*TASK OBJECTIVE*:
Each line from the start of the records below through the line that contains "grn_d_y = [0.79, 0.65, 0.02, -0.62, -0.79, -0.37, 0.34]" should be printed exactly. Pictures are omitted.

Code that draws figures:
☆ ☆ ☆ ☆ ☆ ☆ ☆

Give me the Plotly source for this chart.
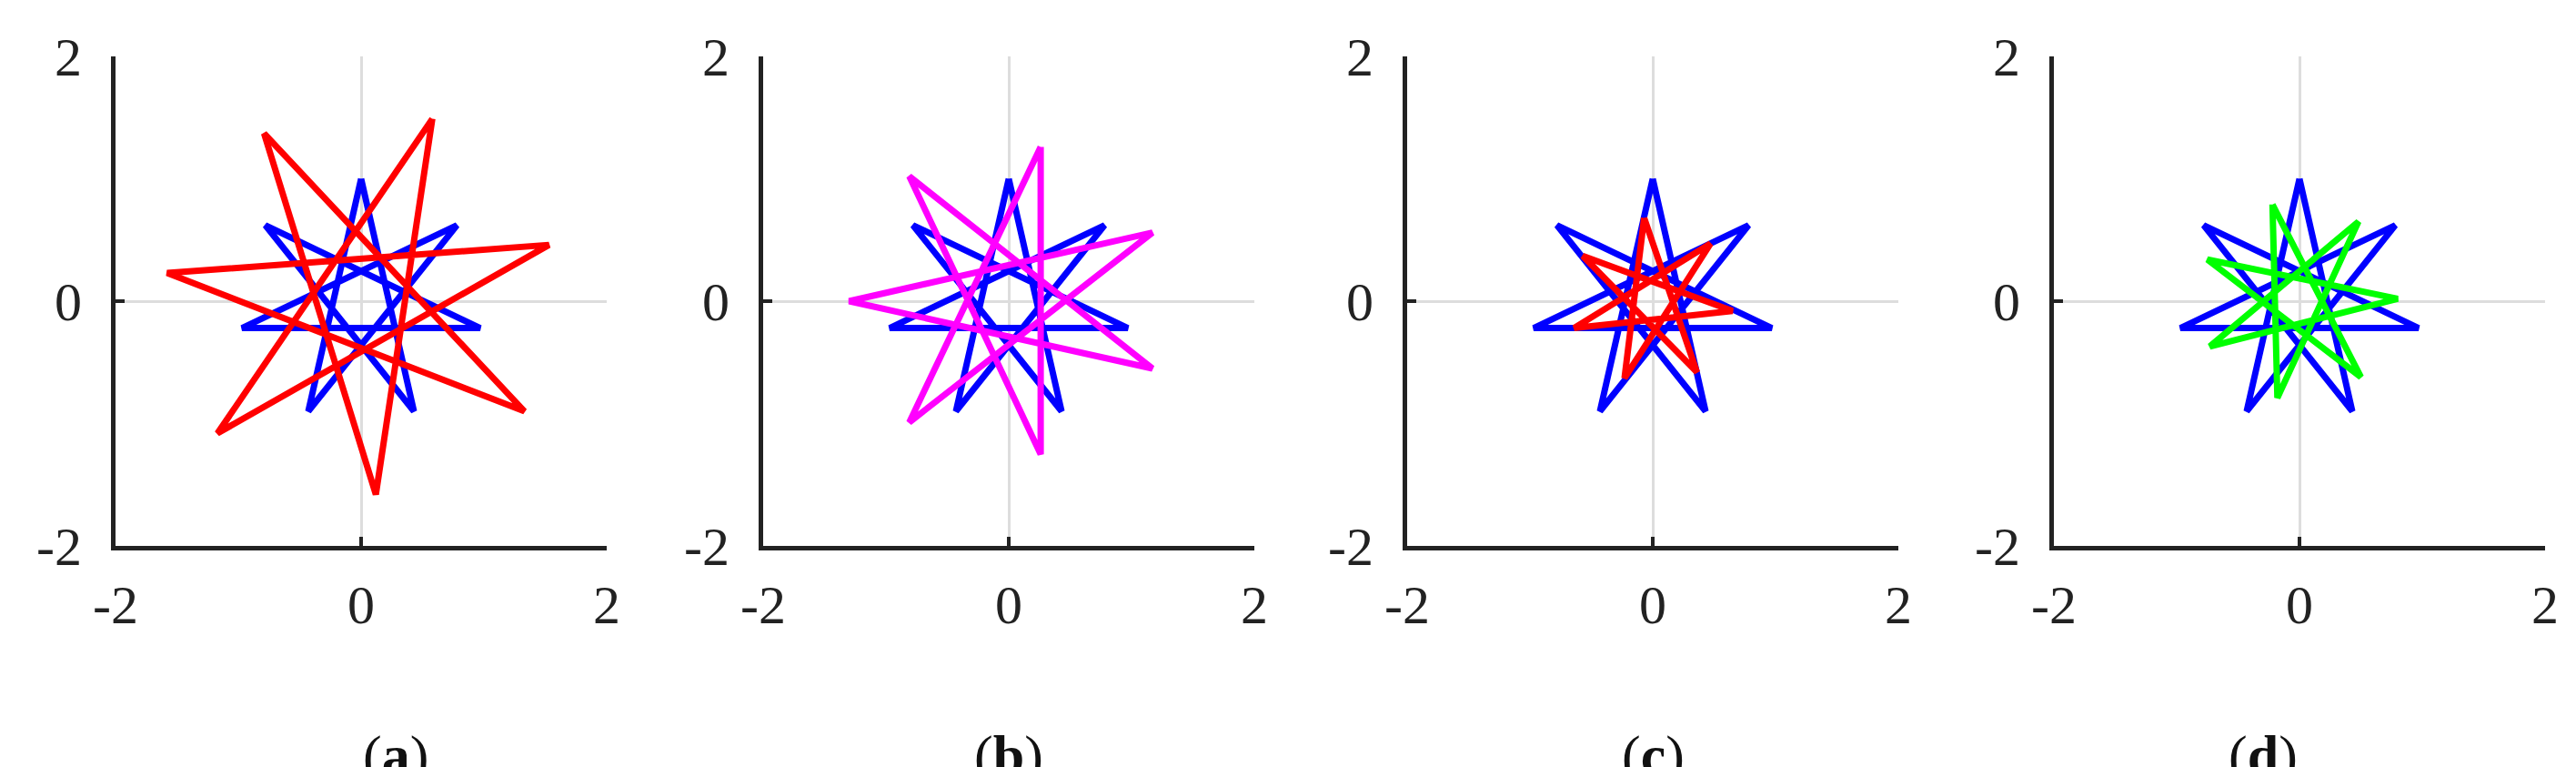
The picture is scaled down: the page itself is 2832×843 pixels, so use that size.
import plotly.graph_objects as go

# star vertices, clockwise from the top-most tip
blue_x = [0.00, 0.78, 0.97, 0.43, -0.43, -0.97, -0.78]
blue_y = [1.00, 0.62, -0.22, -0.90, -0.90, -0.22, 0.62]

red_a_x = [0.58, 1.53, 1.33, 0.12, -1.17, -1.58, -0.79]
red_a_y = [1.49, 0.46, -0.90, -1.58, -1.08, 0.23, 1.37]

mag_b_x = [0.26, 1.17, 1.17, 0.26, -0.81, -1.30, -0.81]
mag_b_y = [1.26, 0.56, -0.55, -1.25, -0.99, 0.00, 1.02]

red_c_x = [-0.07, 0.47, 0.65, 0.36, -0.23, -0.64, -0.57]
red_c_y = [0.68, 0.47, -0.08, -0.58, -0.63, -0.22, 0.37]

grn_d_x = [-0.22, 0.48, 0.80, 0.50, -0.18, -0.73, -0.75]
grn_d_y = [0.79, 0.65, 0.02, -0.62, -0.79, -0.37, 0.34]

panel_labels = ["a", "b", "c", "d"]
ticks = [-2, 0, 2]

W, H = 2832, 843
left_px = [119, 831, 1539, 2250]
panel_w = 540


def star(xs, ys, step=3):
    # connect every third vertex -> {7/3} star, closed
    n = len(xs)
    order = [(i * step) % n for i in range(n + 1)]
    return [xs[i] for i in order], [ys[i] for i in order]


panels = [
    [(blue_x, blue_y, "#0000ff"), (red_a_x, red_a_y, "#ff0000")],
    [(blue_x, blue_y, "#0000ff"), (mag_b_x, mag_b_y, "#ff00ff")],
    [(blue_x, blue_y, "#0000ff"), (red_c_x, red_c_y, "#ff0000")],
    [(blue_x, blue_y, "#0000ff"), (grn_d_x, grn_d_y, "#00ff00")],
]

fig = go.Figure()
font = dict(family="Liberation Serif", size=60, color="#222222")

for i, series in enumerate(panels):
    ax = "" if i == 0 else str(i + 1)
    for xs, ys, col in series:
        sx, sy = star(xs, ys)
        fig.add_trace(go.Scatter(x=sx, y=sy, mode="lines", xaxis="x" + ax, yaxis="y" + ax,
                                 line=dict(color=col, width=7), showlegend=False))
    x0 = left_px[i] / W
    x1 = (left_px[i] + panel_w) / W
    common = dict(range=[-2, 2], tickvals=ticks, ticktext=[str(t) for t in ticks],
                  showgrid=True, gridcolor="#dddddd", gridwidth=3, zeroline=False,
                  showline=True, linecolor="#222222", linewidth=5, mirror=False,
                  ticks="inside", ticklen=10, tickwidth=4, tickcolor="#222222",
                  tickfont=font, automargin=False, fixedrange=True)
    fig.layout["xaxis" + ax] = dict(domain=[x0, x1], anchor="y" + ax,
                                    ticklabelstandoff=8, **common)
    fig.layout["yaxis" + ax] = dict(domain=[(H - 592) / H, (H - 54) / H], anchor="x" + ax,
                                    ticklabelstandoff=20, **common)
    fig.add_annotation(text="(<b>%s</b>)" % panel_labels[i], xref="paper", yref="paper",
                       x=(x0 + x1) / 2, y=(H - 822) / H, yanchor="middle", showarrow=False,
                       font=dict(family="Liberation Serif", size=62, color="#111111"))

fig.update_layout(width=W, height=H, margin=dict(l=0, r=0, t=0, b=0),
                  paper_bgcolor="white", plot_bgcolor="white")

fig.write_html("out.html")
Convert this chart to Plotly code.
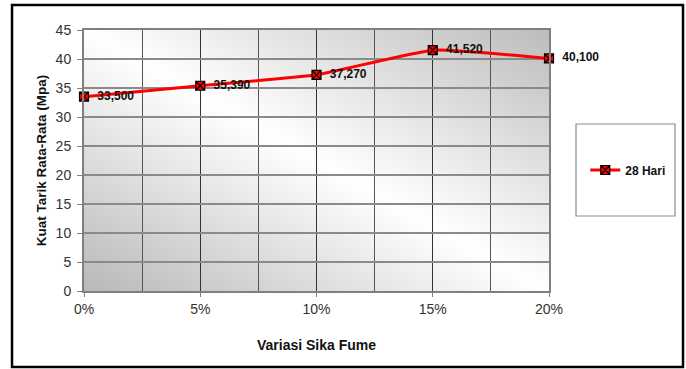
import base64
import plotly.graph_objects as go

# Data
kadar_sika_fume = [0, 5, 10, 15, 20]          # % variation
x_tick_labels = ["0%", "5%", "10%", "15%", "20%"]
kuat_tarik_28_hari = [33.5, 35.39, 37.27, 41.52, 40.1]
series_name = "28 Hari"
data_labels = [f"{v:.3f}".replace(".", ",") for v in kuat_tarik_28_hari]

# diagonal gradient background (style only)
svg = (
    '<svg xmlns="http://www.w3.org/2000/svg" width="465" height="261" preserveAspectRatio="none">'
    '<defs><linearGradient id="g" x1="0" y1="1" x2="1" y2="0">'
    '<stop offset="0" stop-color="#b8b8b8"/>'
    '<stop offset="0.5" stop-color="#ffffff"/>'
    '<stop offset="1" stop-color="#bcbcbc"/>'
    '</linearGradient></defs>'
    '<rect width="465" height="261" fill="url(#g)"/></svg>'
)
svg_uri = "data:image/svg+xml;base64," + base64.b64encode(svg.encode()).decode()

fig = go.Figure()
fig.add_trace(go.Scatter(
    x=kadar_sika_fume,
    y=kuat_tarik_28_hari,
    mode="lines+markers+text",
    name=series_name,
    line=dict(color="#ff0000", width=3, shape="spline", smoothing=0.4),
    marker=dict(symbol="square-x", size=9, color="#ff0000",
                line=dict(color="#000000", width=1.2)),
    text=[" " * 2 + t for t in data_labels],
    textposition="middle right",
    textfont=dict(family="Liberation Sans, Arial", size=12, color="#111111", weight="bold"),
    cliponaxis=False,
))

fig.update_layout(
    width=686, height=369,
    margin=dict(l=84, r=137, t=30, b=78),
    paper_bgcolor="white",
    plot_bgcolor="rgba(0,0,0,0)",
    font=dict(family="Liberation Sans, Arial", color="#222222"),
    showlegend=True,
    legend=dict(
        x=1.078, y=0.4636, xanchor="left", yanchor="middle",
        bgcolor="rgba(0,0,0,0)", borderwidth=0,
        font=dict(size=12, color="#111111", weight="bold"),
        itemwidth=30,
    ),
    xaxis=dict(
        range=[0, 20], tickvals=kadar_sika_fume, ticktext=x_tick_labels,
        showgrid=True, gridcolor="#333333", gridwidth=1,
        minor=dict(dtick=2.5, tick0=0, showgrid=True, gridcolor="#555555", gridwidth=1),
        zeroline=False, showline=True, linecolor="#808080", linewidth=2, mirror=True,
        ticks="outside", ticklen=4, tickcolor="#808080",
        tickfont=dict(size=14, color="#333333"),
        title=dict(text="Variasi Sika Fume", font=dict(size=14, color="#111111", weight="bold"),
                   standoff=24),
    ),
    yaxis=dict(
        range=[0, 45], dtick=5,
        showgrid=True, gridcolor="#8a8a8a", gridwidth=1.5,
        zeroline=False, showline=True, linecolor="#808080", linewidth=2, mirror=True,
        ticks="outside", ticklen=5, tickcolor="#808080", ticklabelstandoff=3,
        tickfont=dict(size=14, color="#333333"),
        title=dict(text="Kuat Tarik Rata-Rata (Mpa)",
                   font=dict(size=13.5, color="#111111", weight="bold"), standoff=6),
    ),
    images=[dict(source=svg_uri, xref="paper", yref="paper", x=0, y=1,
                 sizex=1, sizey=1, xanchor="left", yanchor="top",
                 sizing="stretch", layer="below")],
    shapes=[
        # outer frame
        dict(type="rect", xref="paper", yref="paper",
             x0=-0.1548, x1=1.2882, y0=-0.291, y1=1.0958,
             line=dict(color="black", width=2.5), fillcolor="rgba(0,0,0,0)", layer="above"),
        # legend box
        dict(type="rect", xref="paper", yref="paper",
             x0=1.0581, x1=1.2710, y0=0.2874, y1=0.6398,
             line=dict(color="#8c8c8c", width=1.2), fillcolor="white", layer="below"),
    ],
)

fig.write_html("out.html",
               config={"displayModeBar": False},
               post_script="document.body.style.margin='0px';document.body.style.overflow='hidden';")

☆ ☆ ☆ ☆ ☆ ☆ ☆

*RESULT FOR THIS TASK*:
Give me the Plotly source for this chart.
The picture is scaled down: the page itself is 2832×843 pixels, so use that size.
import plotly.graph_objects as go

# star vertices, clockwise from the top-most tip
blue_x = [0.00, 0.78, 0.97, 0.43, -0.43, -0.97, -0.78]
blue_y = [1.00, 0.62, -0.22, -0.90, -0.90, -0.22, 0.62]

red_a_x = [0.58, 1.53, 1.33, 0.12, -1.17, -1.58, -0.79]
red_a_y = [1.49, 0.46, -0.90, -1.58, -1.08, 0.23, 1.37]

mag_b_x = [0.26, 1.17, 1.17, 0.26, -0.81, -1.30, -0.81]
mag_b_y = [1.26, 0.56, -0.55, -1.25, -0.99, 0.00, 1.02]

red_c_x = [-0.07, 0.47, 0.65, 0.36, -0.23, -0.64, -0.57]
red_c_y = [0.68, 0.47, -0.08, -0.58, -0.63, -0.22, 0.37]

grn_d_x = [-0.22, 0.48, 0.80, 0.50, -0.18, -0.73, -0.75]
grn_d_y = [0.79, 0.65, 0.02, -0.62, -0.79, -0.37, 0.34]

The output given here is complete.